Powerful typhoon Hinnamnor approached Japan's southwestern main island of Kyushu on Tuesday, bringing torrential rain and strong winds to the area before moving northward through the Sea of Japan.

Kyushu has experienced widespread power outages and disruption in transportation services, with one man in his 70s in Saga Prefecture confirmed to have died after falling from a roof while attempting to stormproof it, according to authorities.

The Japan Meteorological Agency is continuing to warn people of possible mudslides and swollen rivers due to heavy rain.

A shinkansen bullet train ticket gate is closed at JR Hakata Station in Fukuoka on Sept. 6, 2022, as services were halted due to Typhoon Hinnamnor. (Kyodo)

Although the typhoon is expected to be downgraded to an extratropical cyclone by Tuesday night, eastern and western Japan are likely to see heavy rain and thunderstorms through Wednesday. Northern Japan could also be affected by strong winds and stormy weather, the agency said.

After approaching Kyushu, the season's 11th typhoon swept past Shimane Prefecture and other areas on the country's western coast as it traveled through the Tsushima Strait.

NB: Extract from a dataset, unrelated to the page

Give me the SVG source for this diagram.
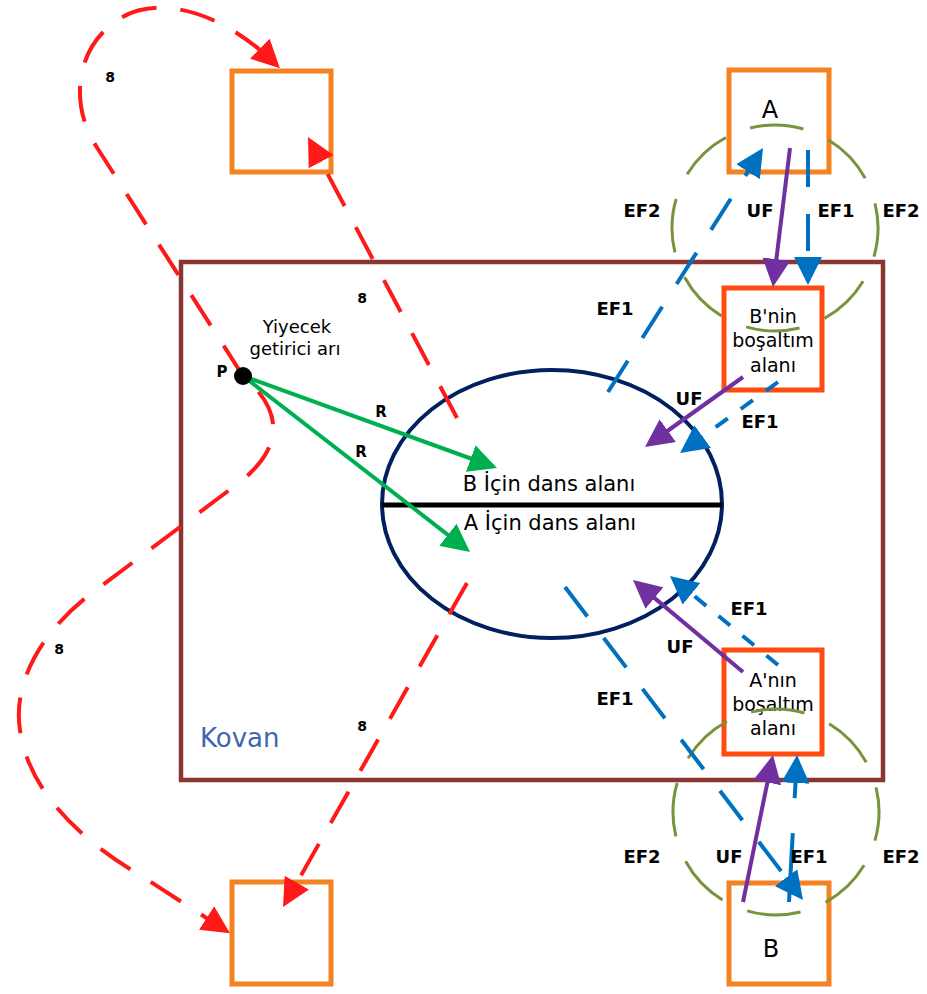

Parts of southeastern South Korea were also badly affected by the typhoon, with one person confirmed dead and others missing from the cities of Pohang and Ulsan, to the north of the major metropolis of Busan, according to local media.

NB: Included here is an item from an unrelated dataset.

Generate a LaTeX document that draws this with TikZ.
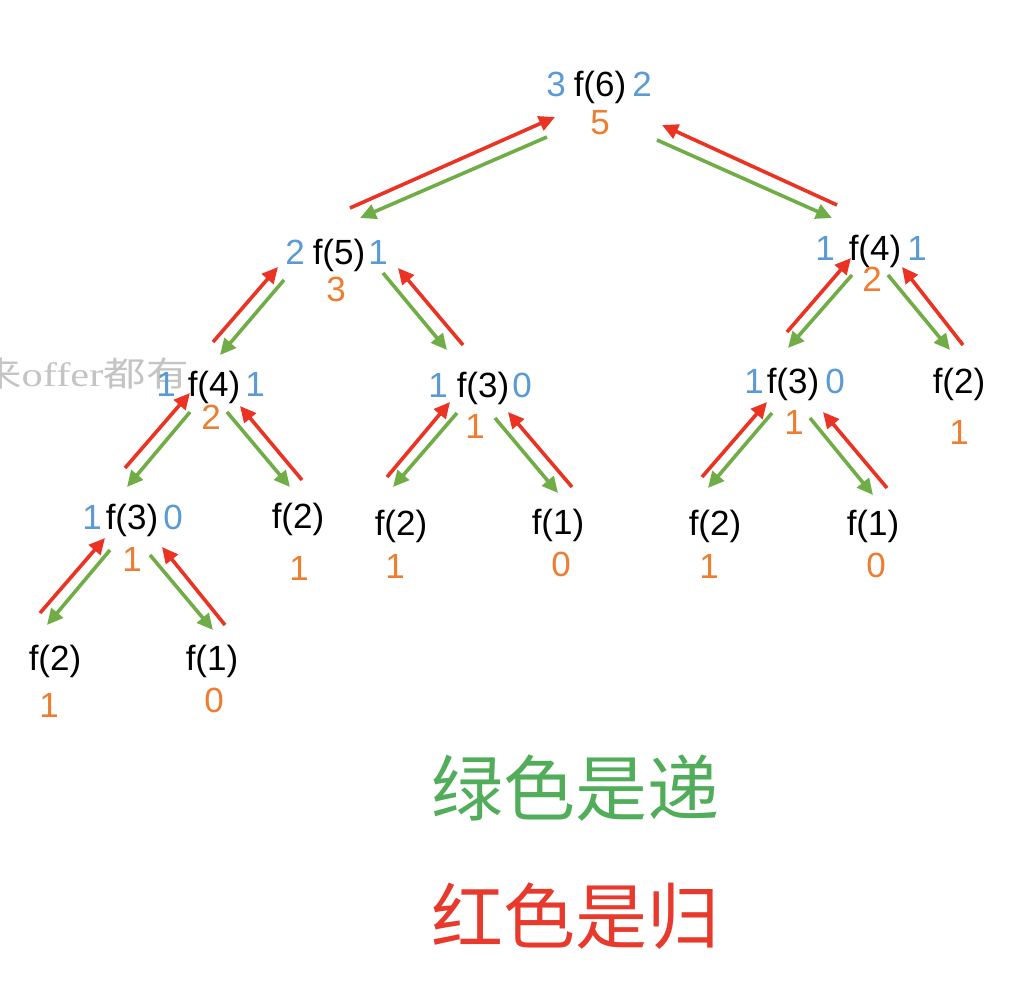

As of 6 p.m. Tuesday, Typhoon Hinnamnor was located in the Sea of Japan and moving north-northeast toward the Sea of Okhotsk off Russia's Far East and Japan's northernmost prefecture Hokkaido at 80 kilometers per hour, according to the agency.

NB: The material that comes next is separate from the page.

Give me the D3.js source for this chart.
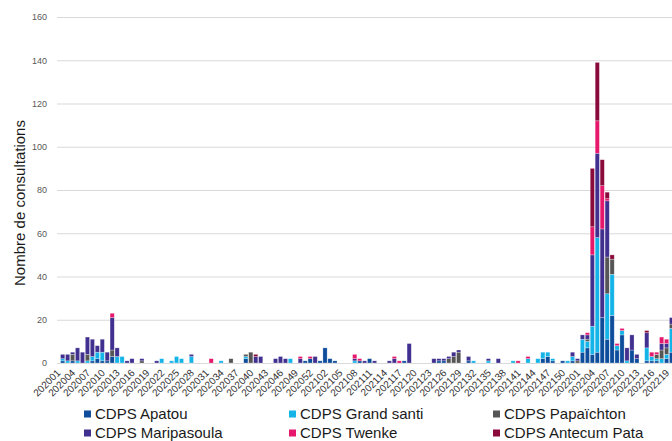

The typhoon had an atmospheric pressure of 975 hectopascals at its center and was packing winds of up to 162 kph.

Disruption to communications including cellphone voice calls and data services has been reported mainly in Kyushu and the southern island prefecture of Okinawa, and mobile phone carriers are expediting work to repair the issues attributed to power cuts and other causes.

Around 38,000 homes in the southwestern Japan prefectures of Fukuoka, Saga, Nagasaki, Kumamoto, and Kagoshima were reported to have experienced power outages.

Railway transportation was also disrupted, with Kyushu Railway Co., or JR Kyushu, temporarily suspending its bullet train services between Hakata and Kumamoto. A reduced service is running between Kumamoto and Kagoshima-Chuo stations, and the company's local lines were mostly returned to normal operations or ran with fewer trains.

Japan Airlines Co. and All Nippon Airways Co. canceled 60 and 38 flights respectively, with planes taking off from airports on the country's western coast facing the Sea of Japan primarily affected. Around 4,800 passengers were hit by the disruption, and both companies said they will run regular services on Wednesday.

According to a 24-hour forecast through Wednesday 6 p.m., 150 millimeters of rain is expected in western Japan's Kinki region, and 100 mm for the central Tokai region.